**Dataset extract:**

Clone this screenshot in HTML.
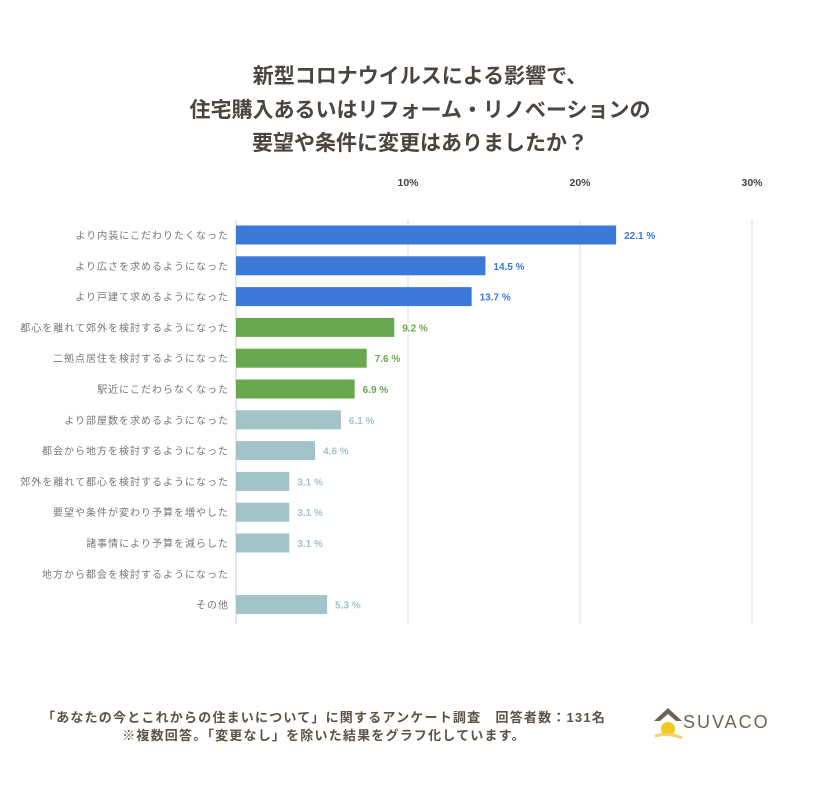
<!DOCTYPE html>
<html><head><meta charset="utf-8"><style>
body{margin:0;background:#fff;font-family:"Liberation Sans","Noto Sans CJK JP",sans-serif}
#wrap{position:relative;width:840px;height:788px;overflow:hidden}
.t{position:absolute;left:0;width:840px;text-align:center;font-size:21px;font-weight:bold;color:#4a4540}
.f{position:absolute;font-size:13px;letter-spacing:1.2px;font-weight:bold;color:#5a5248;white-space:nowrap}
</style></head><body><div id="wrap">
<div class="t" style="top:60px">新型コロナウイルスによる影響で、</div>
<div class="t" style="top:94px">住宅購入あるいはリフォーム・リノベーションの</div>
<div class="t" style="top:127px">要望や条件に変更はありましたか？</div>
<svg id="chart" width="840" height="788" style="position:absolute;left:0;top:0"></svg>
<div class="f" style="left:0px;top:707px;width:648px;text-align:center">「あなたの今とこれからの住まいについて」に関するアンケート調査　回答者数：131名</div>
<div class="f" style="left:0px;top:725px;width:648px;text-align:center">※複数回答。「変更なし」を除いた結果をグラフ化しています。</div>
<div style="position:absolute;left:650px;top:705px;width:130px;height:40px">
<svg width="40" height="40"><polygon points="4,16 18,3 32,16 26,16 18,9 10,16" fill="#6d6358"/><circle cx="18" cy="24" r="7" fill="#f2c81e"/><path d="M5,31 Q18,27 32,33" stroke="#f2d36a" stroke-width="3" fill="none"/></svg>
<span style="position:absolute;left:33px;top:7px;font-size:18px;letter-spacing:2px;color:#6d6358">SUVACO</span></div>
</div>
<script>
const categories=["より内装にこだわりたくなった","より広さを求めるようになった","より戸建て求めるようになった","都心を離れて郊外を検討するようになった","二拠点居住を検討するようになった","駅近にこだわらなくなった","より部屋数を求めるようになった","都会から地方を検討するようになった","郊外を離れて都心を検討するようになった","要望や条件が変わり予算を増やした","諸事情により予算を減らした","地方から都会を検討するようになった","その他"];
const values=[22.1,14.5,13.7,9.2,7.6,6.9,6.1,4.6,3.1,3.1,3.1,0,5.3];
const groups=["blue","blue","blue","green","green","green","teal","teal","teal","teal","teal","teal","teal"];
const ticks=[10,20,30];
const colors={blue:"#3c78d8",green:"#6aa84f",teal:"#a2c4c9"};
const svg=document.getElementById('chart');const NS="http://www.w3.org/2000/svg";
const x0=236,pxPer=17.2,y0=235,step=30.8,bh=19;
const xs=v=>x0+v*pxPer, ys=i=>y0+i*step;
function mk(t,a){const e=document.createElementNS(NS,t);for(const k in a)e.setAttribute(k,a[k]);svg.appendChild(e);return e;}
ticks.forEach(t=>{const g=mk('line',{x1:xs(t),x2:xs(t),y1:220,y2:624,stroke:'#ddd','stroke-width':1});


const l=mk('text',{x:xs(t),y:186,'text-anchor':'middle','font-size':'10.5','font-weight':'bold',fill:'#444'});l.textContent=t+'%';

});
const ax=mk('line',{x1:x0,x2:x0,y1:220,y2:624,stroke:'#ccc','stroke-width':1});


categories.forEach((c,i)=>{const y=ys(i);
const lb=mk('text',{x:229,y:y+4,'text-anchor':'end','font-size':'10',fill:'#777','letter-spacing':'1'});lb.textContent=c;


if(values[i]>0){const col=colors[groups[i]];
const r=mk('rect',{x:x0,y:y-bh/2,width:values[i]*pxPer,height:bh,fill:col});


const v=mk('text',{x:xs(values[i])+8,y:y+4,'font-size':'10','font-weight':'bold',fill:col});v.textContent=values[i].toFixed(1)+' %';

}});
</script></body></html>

**Exercise brief:**
Do not include the images; transcribe the rest of the listing exactly.

**Output for this task:**
Clone this screenshot in HTML.
<!DOCTYPE html>
<html><head><meta charset="utf-8"><style>
body{margin:0;background:#fff;font-family:"Liberation Sans","Noto Sans CJK JP",sans-serif}
#wrap{position:relative;width:840px;height:788px;overflow:hidden}
.t{position:absolute;left:0;width:840px;text-align:center;font-size:21px;font-weight:bold;color:#4a4540}
.f{position:absolute;font-size:13px;letter-spacing:1.2px;font-weight:bold;color:#5a5248;white-space:nowrap}
</style></head><body><div id="wrap">
<div class="t" style="top:60px">新型コロナウイルスによる影響で、</div>
<div class="t" style="top:94px">住宅購入あるいはリフォーム・リノベーションの</div>
<div class="t" style="top:127px">要望や条件に変更はありましたか？</div>
<svg id="chart" width="840" height="788" style="position:absolute;left:0;top:0"></svg>
<div class="f" style="left:0px;top:707px;width:648px;text-align:center">「あなたの今とこれからの住まいについて」に関するアンケート調査　回答者数：131名</div>
<div class="f" style="left:0px;top:725px;width:648px;text-align:center">※複数回答。「変更なし」を除いた結果をグラフ化しています。</div>
<div style="position:absolute;left:650px;top:705px;width:130px;height:40px">
<svg width="40" height="40"><polygon points="4,16 18,3 32,16 26,16 18,9 10,16" fill="#6d6358"/><circle cx="18" cy="24" r="7" fill="#f2c81e"/><path d="M5,31 Q18,27 32,33" stroke="#f2d36a" stroke-width="3" fill="none"/></svg>
<span style="position:absolute;left:33px;top:7px;font-size:18px;letter-spacing:2px;color:#6d6358">SUVACO</span></div>
</div>
<script>
const categories=["より内装にこだわりたくなった","より広さを求めるようになった","より戸建て求めるようになった","都心を離れて郊外を検討するようになった","二拠点居住を検討するようになった","駅近にこだわらなくなった","より部屋数を求めるようになった","都会から地方を検討するようになった","郊外を離れて都心を検討するようになった","要望や条件が変わり予算を増やした","諸事情により予算を減らした","地方から都会を検討するようになった","その他"];
const values=[22.1,14.5,13.7,9.2,7.6,6.9,6.1,4.6,3.1,3.1,3.1,0,5.3];
const groups=["blue","blue","blue","green","green","green","teal","teal","teal","teal","teal","teal","teal"];
const ticks=[10,20,30];
const colors={blue:"#3c78d8",green:"#6aa84f",teal:"#a2c4c9"};
const svg=document.getElementById('chart');const NS="http://www.w3.org/2000/svg";
const x0=236,pxPer=17.2,y0=235,step=30.8,bh=19;
const xs=v=>x0+v*pxPer, ys=i=>y0+i*step;
function mk(t,a){const e=document.createElementNS(NS,t);for(const k in a)e.setAttribute(k,a[k]);svg.appendChild(e);return e;}
ticks.forEach(t=>{const g=mk('line',{x1:xs(t),x2:xs(t),y1:220,y2:624,stroke:'#ddd','stroke-width':1});


const l=mk('text',{x:xs(t),y:186,'text-anchor':'middle','font-size':'10.5','font-weight':'bold',fill:'#444'});l.textContent=t+'%';

});
const ax=mk('line',{x1:x0,x2:x0,y1:220,y2:624,stroke:'#ccc','stroke-width':1});


categories.forEach((c,i)=>{const y=ys(i);
const lb=mk('text',{x:229,y:y+4,'text-anchor':'end','font-size':'10',fill:'#777','letter-spacing':'1'});lb.textContent=c;


if(values[i]>0){const col=colors[groups[i]];
const r=mk('rect',{x:x0,y:y-bh/2,width:values[i]*pxPer,height:bh,fill:col});


const v=mk('text',{x:xs(values[i])+8,y:y+4,'font-size':'10','font-weight':'bold',fill:col});v.textContent=values[i].toFixed(1)+' %';

}});
</script></body></html>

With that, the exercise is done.